• **WRITTEN REQUEST**: Everything from the first line of the data through the line with "const categories = values.map((v, i)" is to be echoed exactly, minus the pictures.
-- begin --
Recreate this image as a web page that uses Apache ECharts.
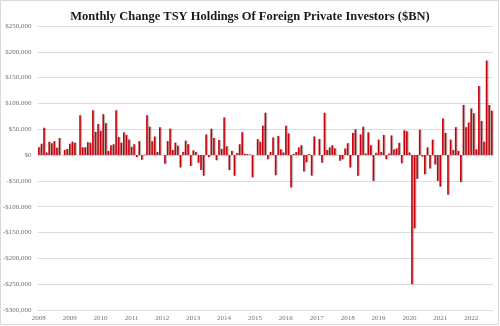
<!DOCTYPE html>
<html>
<head>
<meta charset="utf-8">
<script src="https://cdn.jsdelivr.net/npm/echarts@6/dist/echarts.min.js"></script>
<style>
html,body{margin:0;padding:0;background:#fff;}
#c{width:500px;height:326px;}
</style>
</head>
<body>
<div id="c"></div>
<script>
// Monthly values, Jan 2008 onward
const values = [
 15000,22000,53000,5000,26000,23000,27000,14000,33000,0,10000,12000,
 22000,26000,24000,0,77000,15000,15000,25000,24000,87000,45000,60000,
 47000,79000,62000,8000,19000,21000,87000,35000,24000,44000,39000,30000,
 16000,21000,-4000,27000,-9000,1000,77000,55000,27000,36000,6000,54000,
 0,-17000,27000,51000,10000,24000,18000,-24000,6000,28000,21000,-21000,
 9000,6000,-15000,-29000,-40000,40000,-4000,51000,33000,-10000,29000,12000,
 73000,17000,-29000,8000,-40000,4000,21000,44000,2500,2000,1000,-43000,
 0,31000,26000,57000,82000,-8000,6000,34000,-39000,37000,11000,5000,
 57000,42000,-63000,2500,6000,15000,19000,-32000,-14000,2000,-40000,36000,
 0,31000,-15000,82000,10000,15000,19000,13000,500,-11000,-8000,13000,
 23000,-24000,43000,50000,-40000,40000,55000,3000,44000,19000,-50000,4500,
 30000,6000,39000,-8000,3000,38000,11000,13000,24000,-16000,48000,46000,
 5000,-250000,-142000,-46000,49000,-3000,-37000,15000,-26000,30000,-18000,-50000,
 -61000,71000,43000,-77000,30000,10000,54000,8000,-52000,97000,54000,63000,
 90000,81000,11000,134000,66000,26000,183000,97000,86000
];
const yearLabels = ['2008','2009','2010','2011','2012','2013','2014','2015','2016','2017','2018','2019','2020','2021','2022'];
const categories = values.map((v, i) => (i % 12 === 0 ? yearLabels[i / 12] : ''));

const chart = echarts.init(document.getElementById('c'), null, {renderer: 'canvas'});
function fmt(v) {
  if (v === 0) return '$0';
  const s = Math.abs(v).toLocaleString('en-US');
  return (v < 0 ? '-$' : '$') + s;
}
chart.setOption({
  animation: false,
  graphic: [{
    type: 'rect',
    shape: {x: 0.5, y: 0.5, width: 498, height: 324},
    style: {fill: null, stroke: '#d9d9d9', lineWidth: 1},
    silent: true, z: -10
  }],
  title: {
    text: 'Monthly Change TSY Holdings Of Foreign Private Investors ($BN)',
    left: 'center',
    top: 5,
    textStyle: {fontFamily: 'Liberation Serif', fontWeight: 'bold', fontSize: 12.5, color: '#1a1a1a'}
  },
  grid: {left: 36, right: 7, top: 26, bottom: 16, containLabel: false},
  xAxis: {
    type: 'category',
    data: categories,
    boundaryGap: true,
    axisLine: {show: false, onZero: false},
    axisTick: {show: false},
    axisLabel: {
      interval: (i) => i % 12 === 0,
      fontFamily: 'Liberation Serif', fontSize: 7, color: '#737373', margin: 5
    },
    splitLine: {show: false}
  },
  yAxis: {
    type: 'value',
    min: -300000, max: 250000, interval: 50000,
    axisLine: {show: false},
    axisTick: {show: false},
    axisLabel: {formatter: fmt, fontFamily: 'Liberation Serif', fontSize: 7, color: '#737373', margin: 6},
    splitLine: {lineStyle: {color: '#dcdcdc', width: 1}}
  },
  series: [{
    type: 'bar',
    data: values,
    barWidth: '62%',
    itemStyle: {
      color: '#c8000a',
      shadowColor: 'rgba(0,0,0,0.35)',
      shadowOffsetX: 1,
      shadowOffsetY: 0,
      shadowBlur: 1
    }
  }]
});
</script>
</body>
</html>
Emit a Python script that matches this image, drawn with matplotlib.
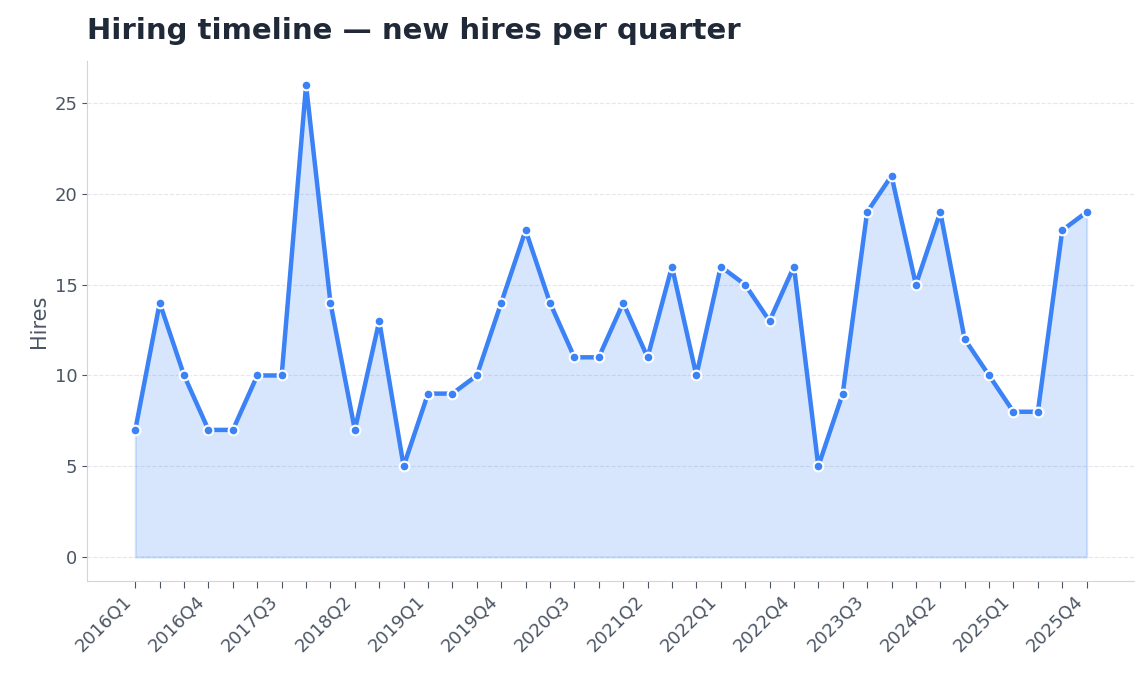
-- end --
• **ANSWER FOR THE TASK**:
Recreate this image as a web page that uses Apache ECharts.
<!DOCTYPE html>
<html>
<head>
<meta charset="utf-8">
<script src="https://cdn.jsdelivr.net/npm/echarts@6/dist/echarts.min.js"></script>
<style>
html,body{margin:0;padding:0;background:#fff;}
#c{width:500px;height:326px;}
</style>
</head>
<body>
<div id="c"></div>
<script>
// Monthly values, Jan 2008 onward
const values = [
 15000,22000,53000,5000,26000,23000,27000,14000,33000,0,10000,12000,
 22000,26000,24000,0,77000,15000,15000,25000,24000,87000,45000,60000,
 47000,79000,62000,8000,19000,21000,87000,35000,24000,44000,39000,30000,
 16000,21000,-4000,27000,-9000,1000,77000,55000,27000,36000,6000,54000,
 0,-17000,27000,51000,10000,24000,18000,-24000,6000,28000,21000,-21000,
 9000,6000,-15000,-29000,-40000,40000,-4000,51000,33000,-10000,29000,12000,
 73000,17000,-29000,8000,-40000,4000,21000,44000,2500,2000,1000,-43000,
 0,31000,26000,57000,82000,-8000,6000,34000,-39000,37000,11000,5000,
 57000,42000,-63000,2500,6000,15000,19000,-32000,-14000,2000,-40000,36000,
 0,31000,-15000,82000,10000,15000,19000,13000,500,-11000,-8000,13000,
 23000,-24000,43000,50000,-40000,40000,55000,3000,44000,19000,-50000,4500,
 30000,6000,39000,-8000,3000,38000,11000,13000,24000,-16000,48000,46000,
 5000,-250000,-142000,-46000,49000,-3000,-37000,15000,-26000,30000,-18000,-50000,
 -61000,71000,43000,-77000,30000,10000,54000,8000,-52000,97000,54000,63000,
 90000,81000,11000,134000,66000,26000,183000,97000,86000
];
const yearLabels = ['2008','2009','2010','2011','2012','2013','2014','2015','2016','2017','2018','2019','2020','2021','2022'];
const categories = values.map((v, i) => (i % 12 === 0 ? yearLabels[i / 12] : ''));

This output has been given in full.